Reproduce, character for character, the lines below from the first through the one with "(top) -- (O) -- (end);". Leave pictures out.

— BEGIN —

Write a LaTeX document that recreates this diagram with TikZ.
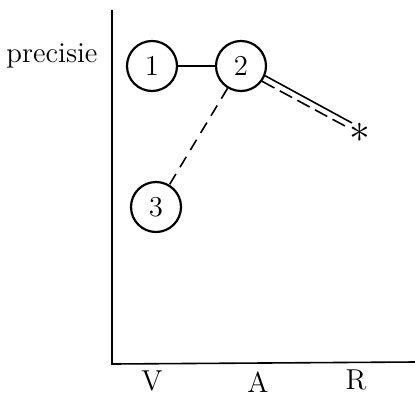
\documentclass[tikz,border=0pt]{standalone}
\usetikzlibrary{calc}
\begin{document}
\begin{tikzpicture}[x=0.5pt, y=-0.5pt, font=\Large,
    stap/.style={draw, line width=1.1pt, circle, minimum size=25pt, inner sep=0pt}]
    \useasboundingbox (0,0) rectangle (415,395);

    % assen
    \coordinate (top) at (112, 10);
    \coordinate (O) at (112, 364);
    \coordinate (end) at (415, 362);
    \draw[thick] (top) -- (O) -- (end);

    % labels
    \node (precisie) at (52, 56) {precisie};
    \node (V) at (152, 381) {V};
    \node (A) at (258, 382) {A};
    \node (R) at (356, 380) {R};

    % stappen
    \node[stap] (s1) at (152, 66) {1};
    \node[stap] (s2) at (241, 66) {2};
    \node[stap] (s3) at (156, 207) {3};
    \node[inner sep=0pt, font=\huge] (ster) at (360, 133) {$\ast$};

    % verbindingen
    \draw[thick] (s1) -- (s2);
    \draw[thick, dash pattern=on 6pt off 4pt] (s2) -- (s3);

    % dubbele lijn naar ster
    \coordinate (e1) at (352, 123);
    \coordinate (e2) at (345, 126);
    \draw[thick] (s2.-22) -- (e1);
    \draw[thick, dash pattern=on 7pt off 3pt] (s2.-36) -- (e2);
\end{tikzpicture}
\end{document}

— END —

Task response =>
Write a LaTeX document that recreates this diagram with TikZ.
\documentclass[tikz,border=0pt]{standalone}
\usetikzlibrary{calc}
\begin{document}
\begin{tikzpicture}[x=0.5pt, y=-0.5pt, font=\Large,
    stap/.style={draw, line width=1.1pt, circle, minimum size=25pt, inner sep=0pt}]
    \useasboundingbox (0,0) rectangle (415,395);

    % assen
    \coordinate (top) at (112, 10);
    \coordinate (O) at (112, 364);
    \coordinate (end) at (415, 362);
    \draw[thick] (top) -- (O) -- (end);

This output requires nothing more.